- _WHAT YOU SHOULD DO_: Retype word for word the first line of the listing and each line after it up to the line with "plt.rcParams['mathtext.bf'] = 'Liberation", with the pictures taken out.

- _SUPPLIED MATERIAL_:
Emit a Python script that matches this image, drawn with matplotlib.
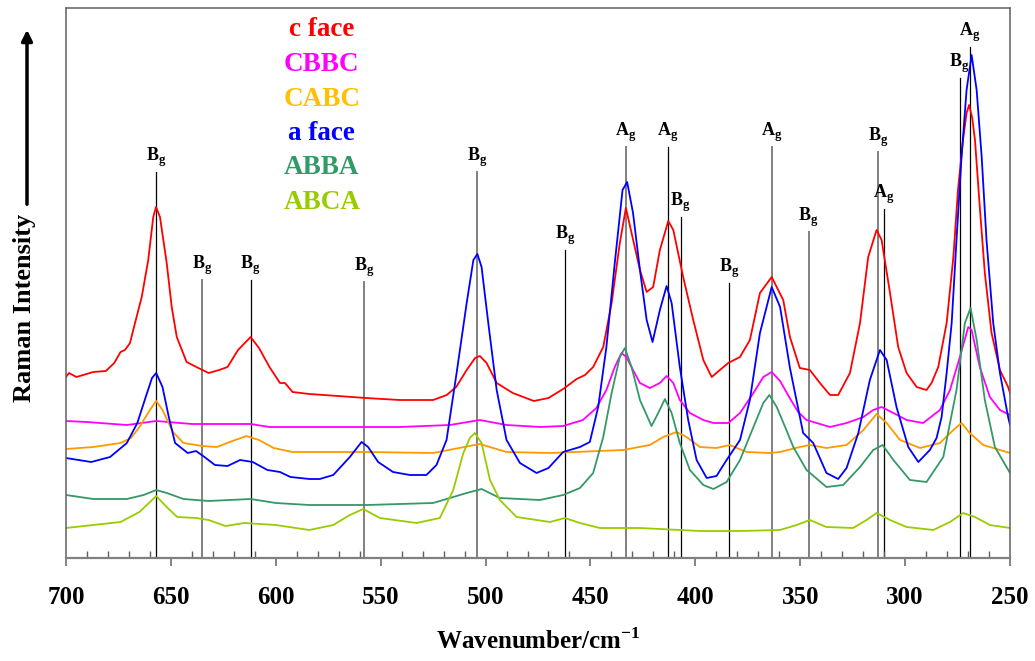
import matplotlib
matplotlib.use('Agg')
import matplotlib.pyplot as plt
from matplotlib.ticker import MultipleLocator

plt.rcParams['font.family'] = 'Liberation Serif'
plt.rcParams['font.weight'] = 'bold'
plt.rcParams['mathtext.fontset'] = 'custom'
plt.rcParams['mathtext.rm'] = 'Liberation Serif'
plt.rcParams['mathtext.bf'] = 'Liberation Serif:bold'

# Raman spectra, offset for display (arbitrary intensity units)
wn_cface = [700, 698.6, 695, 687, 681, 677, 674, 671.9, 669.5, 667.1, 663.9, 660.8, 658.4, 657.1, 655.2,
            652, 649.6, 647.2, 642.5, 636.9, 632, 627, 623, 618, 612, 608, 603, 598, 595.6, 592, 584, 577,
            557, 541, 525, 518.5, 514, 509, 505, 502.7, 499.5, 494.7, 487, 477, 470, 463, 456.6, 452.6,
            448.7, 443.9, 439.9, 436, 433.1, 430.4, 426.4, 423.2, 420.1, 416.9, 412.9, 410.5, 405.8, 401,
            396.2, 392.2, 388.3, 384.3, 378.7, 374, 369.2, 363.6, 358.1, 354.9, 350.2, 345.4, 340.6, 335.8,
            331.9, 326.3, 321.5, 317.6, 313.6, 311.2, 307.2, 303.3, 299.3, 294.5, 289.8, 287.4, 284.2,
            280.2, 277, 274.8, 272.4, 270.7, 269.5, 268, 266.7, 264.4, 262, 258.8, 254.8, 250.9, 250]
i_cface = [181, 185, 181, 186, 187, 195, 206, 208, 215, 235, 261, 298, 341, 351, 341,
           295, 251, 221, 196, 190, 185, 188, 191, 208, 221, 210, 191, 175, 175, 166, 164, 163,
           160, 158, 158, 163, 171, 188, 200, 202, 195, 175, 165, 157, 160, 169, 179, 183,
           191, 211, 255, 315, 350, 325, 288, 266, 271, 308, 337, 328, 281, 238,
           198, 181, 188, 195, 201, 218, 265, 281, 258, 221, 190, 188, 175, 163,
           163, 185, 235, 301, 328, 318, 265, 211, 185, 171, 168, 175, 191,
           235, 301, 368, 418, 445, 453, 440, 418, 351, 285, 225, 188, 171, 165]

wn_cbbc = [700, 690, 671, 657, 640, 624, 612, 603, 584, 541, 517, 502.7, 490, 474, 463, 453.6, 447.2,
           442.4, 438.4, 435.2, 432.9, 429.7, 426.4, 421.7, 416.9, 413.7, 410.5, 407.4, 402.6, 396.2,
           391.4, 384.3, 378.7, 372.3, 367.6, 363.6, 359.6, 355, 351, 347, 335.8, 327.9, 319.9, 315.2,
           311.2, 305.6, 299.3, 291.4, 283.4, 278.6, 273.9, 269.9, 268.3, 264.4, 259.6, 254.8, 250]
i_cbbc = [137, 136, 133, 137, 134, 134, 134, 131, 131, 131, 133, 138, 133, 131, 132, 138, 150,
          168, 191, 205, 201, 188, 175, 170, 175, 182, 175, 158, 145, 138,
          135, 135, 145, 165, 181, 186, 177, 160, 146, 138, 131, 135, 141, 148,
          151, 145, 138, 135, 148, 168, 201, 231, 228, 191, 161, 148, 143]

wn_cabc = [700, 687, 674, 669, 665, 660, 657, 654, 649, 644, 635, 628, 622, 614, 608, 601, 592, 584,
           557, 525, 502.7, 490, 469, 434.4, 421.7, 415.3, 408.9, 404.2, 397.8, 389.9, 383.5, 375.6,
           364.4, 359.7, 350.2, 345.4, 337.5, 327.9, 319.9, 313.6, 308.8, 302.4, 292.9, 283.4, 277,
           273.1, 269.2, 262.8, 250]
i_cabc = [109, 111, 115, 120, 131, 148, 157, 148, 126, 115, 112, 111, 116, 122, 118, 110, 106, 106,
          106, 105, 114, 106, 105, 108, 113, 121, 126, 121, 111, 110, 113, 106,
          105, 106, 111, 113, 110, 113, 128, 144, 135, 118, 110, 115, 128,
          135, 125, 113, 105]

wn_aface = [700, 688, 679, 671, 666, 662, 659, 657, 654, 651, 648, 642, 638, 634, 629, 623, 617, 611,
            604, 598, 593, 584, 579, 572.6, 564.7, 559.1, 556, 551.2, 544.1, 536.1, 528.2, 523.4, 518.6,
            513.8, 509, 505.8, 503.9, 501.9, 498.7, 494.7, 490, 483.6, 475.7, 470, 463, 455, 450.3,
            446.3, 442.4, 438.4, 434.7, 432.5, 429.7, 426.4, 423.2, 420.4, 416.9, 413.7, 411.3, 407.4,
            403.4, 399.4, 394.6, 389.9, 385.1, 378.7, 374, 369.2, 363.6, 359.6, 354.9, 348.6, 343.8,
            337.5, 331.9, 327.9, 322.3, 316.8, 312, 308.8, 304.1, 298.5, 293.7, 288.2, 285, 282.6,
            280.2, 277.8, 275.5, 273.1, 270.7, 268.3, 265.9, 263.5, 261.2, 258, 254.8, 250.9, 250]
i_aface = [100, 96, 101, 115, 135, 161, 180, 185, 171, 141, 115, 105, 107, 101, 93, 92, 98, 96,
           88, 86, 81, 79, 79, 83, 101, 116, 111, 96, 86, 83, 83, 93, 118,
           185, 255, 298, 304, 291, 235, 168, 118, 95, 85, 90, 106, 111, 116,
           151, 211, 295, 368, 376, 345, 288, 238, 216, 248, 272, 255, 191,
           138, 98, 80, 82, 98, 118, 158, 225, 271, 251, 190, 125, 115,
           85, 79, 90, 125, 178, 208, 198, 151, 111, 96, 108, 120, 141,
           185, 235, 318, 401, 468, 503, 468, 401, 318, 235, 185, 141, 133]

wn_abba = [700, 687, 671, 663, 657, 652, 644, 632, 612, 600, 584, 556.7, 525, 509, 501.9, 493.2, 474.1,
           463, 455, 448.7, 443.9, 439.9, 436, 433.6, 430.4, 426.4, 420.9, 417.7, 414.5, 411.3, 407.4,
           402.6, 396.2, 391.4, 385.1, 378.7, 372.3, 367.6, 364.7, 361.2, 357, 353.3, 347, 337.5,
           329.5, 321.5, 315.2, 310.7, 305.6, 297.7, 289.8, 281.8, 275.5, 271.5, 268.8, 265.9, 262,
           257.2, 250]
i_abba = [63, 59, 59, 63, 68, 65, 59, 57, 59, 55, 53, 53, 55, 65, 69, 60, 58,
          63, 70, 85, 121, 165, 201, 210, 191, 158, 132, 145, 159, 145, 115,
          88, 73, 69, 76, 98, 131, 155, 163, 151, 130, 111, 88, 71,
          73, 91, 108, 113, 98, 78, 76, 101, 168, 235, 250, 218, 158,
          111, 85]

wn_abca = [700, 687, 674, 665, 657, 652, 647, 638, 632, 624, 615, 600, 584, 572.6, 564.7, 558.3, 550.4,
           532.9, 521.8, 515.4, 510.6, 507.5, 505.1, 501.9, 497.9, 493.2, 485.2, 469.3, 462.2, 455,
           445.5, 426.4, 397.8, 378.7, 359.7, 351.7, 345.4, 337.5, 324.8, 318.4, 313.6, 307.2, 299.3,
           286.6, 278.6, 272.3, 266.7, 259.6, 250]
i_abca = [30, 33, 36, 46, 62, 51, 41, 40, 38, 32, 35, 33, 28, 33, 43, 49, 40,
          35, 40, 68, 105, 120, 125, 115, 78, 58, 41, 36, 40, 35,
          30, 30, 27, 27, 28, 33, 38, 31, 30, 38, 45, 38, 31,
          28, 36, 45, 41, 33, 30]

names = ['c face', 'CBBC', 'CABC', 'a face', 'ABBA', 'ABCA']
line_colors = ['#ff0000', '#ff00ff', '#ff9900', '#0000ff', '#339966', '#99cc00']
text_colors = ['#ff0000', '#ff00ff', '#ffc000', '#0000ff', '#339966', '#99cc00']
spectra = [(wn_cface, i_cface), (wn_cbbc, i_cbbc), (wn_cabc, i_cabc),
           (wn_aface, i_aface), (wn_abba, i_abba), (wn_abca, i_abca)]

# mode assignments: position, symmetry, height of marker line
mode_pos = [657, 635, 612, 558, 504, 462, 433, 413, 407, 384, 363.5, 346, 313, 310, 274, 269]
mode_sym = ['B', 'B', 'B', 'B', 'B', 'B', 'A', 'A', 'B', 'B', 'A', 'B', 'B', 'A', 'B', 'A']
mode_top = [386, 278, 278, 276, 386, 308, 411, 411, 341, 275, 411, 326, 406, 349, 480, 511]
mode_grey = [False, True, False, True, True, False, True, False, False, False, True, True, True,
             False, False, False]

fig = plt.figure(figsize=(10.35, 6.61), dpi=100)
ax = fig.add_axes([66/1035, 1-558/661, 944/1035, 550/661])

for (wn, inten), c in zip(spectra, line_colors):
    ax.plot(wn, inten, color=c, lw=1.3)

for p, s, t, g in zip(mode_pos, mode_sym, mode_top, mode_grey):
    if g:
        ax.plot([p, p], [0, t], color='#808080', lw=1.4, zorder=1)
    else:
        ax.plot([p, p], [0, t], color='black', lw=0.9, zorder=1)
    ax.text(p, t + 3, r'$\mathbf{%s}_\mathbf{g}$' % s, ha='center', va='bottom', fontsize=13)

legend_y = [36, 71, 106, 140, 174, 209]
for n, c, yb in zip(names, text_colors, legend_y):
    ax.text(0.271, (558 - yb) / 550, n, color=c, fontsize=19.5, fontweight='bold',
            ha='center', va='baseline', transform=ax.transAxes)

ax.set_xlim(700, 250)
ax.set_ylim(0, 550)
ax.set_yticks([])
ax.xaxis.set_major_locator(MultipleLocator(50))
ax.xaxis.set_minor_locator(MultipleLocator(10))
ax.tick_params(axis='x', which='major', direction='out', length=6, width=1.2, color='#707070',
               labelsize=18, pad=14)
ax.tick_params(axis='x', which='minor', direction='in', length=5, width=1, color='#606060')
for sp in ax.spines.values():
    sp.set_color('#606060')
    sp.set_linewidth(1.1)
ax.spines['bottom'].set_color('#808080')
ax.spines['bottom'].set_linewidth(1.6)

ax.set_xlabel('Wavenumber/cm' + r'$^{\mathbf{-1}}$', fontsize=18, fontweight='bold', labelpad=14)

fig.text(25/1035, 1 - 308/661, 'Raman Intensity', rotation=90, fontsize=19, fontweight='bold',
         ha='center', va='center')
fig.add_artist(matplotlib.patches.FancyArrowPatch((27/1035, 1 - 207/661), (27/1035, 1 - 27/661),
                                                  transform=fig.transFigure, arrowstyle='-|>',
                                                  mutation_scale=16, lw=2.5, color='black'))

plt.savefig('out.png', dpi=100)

- _WRITTEN RESPONSE_:
Emit a Python script that matches this image, drawn with matplotlib.
import matplotlib
matplotlib.use('Agg')
import matplotlib.pyplot as plt
from matplotlib.ticker import MultipleLocator

plt.rcParams['font.family'] = 'Liberation Serif'
plt.rcParams['font.weight'] = 'bold'
plt.rcParams['mathtext.fontset'] = 'custom'
plt.rcParams['mathtext.rm'] = 'Liberation Serif'
plt.rcParams['mathtext.bf'] = 'Liberation Serif:bold'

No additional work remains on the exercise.